+++ Data excerpt

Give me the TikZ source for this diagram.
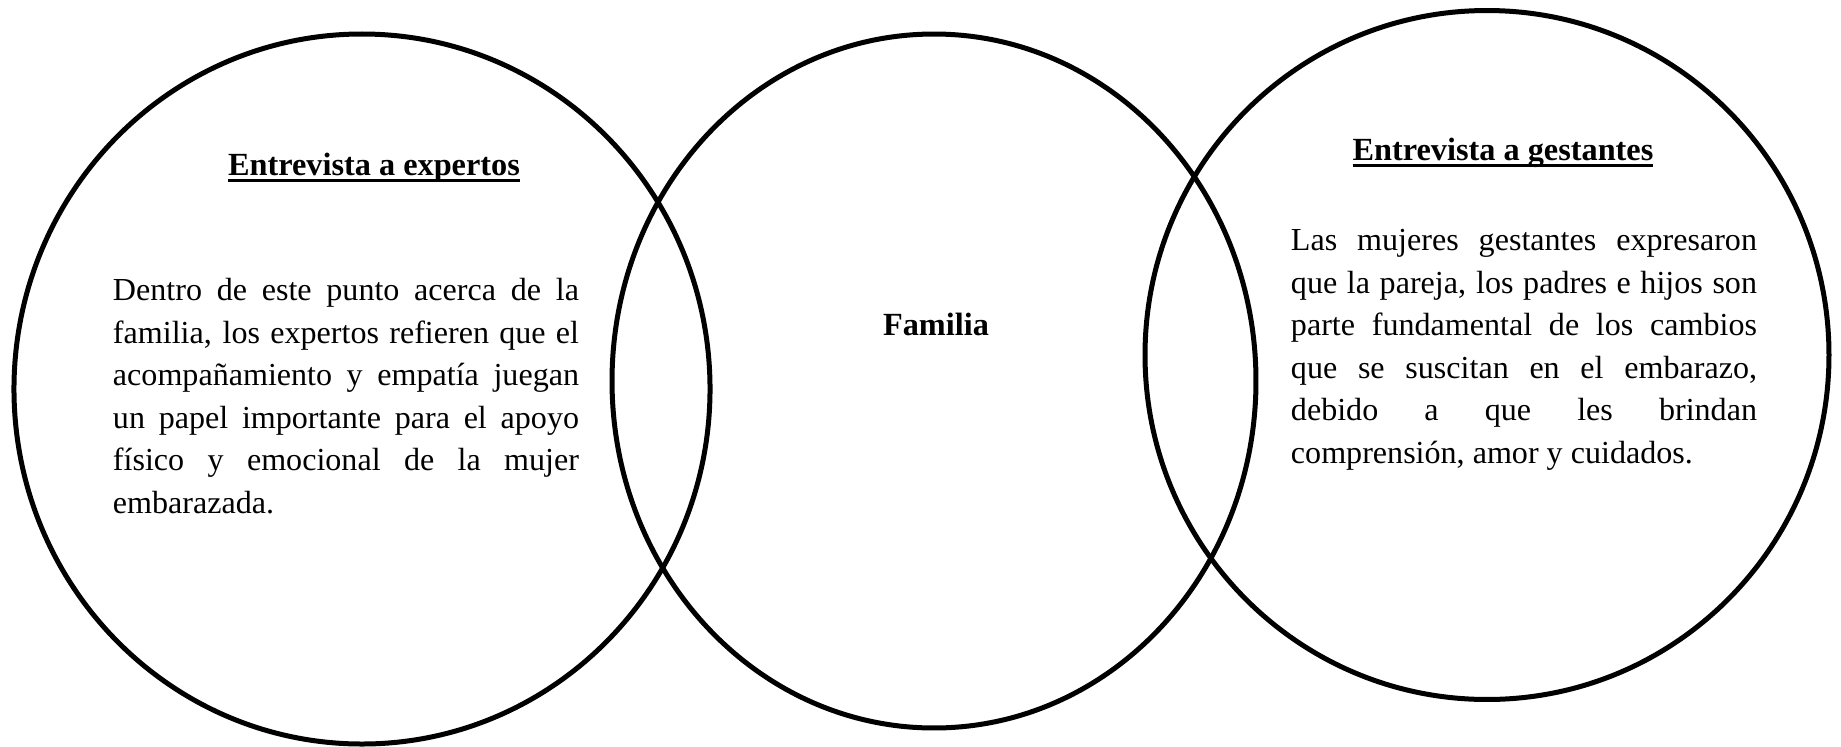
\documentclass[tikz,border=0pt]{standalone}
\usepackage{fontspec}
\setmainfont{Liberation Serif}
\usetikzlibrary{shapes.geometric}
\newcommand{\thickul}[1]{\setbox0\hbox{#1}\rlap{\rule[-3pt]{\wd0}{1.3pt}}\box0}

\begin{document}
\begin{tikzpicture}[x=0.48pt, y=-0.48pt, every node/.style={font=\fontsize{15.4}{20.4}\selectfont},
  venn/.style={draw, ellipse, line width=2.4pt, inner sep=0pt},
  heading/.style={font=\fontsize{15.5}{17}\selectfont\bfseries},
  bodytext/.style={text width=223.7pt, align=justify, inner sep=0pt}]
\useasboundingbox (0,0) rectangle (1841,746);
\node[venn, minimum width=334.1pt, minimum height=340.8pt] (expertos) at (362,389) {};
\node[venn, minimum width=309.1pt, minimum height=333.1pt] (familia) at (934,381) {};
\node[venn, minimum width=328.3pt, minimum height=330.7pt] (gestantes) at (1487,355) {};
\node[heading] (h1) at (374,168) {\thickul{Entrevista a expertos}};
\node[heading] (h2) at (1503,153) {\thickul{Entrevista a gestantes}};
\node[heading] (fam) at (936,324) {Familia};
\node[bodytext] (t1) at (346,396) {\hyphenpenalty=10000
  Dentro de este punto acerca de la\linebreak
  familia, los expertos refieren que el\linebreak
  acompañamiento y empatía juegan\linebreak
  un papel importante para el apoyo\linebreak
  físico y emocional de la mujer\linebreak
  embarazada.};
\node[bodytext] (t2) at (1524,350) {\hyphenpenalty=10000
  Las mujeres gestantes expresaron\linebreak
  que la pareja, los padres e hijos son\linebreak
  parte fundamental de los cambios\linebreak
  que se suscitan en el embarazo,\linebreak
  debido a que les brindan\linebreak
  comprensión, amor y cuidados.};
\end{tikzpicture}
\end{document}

++++++

Task objective:
Skip the images and write out the rest of the listing exactly.

Solution:
Give me the TikZ source for this diagram.
\documentclass[tikz,border=0pt]{standalone}
\usepackage{fontspec}
\setmainfont{Liberation Serif}
\usetikzlibrary{shapes.geometric}
\newcommand{\thickul}[1]{\setbox0\hbox{#1}\rlap{\rule[-3pt]{\wd0}{1.3pt}}\box0}

\begin{document}
\begin{tikzpicture}[x=0.48pt, y=-0.48pt, every node/.style={font=\fontsize{15.4}{20.4}\selectfont},
  venn/.style={draw, ellipse, line width=2.4pt, inner sep=0pt},
  heading/.style={font=\fontsize{15.5}{17}\selectfont\bfseries},
  bodytext/.style={text width=223.7pt, align=justify, inner sep=0pt}]
\useasboundingbox (0,0) rectangle (1841,746);
\node[venn, minimum width=334.1pt, minimum height=340.8pt] (expertos) at (362,389) {};
\node[venn, minimum width=309.1pt, minimum height=333.1pt] (familia) at (934,381) {};
\node[venn, minimum width=328.3pt, minimum height=330.7pt] (gestantes) at (1487,355) {};
\node[heading] (h1) at (374,168) {\thickul{Entrevista a expertos}};
\node[heading] (h2) at (1503,153) {\thickul{Entrevista a gestantes}};
\node[heading] (fam) at (936,324) {Familia};
\node[bodytext] (t1) at (346,396) {\hyphenpenalty=10000
  Dentro de este punto acerca de la\linebreak
  familia, los expertos refieren que el\linebreak
  acompañamiento y empatía juegan\linebreak
  un papel importante para el apoyo\linebreak
  físico y emocional de la mujer\linebreak
  embarazada.};
\node[bodytext] (t2) at (1524,350) {\hyphenpenalty=10000
  Las mujeres gestantes expresaron\linebreak
  que la pareja, los padres e hijos son\linebreak
  parte fundamental de los cambios\linebreak
  que se suscitan en el embarazo,\linebreak
  debido a que les brindan\linebreak
  comprensión, amor y cuidados.};
\end{tikzpicture}
\end{document}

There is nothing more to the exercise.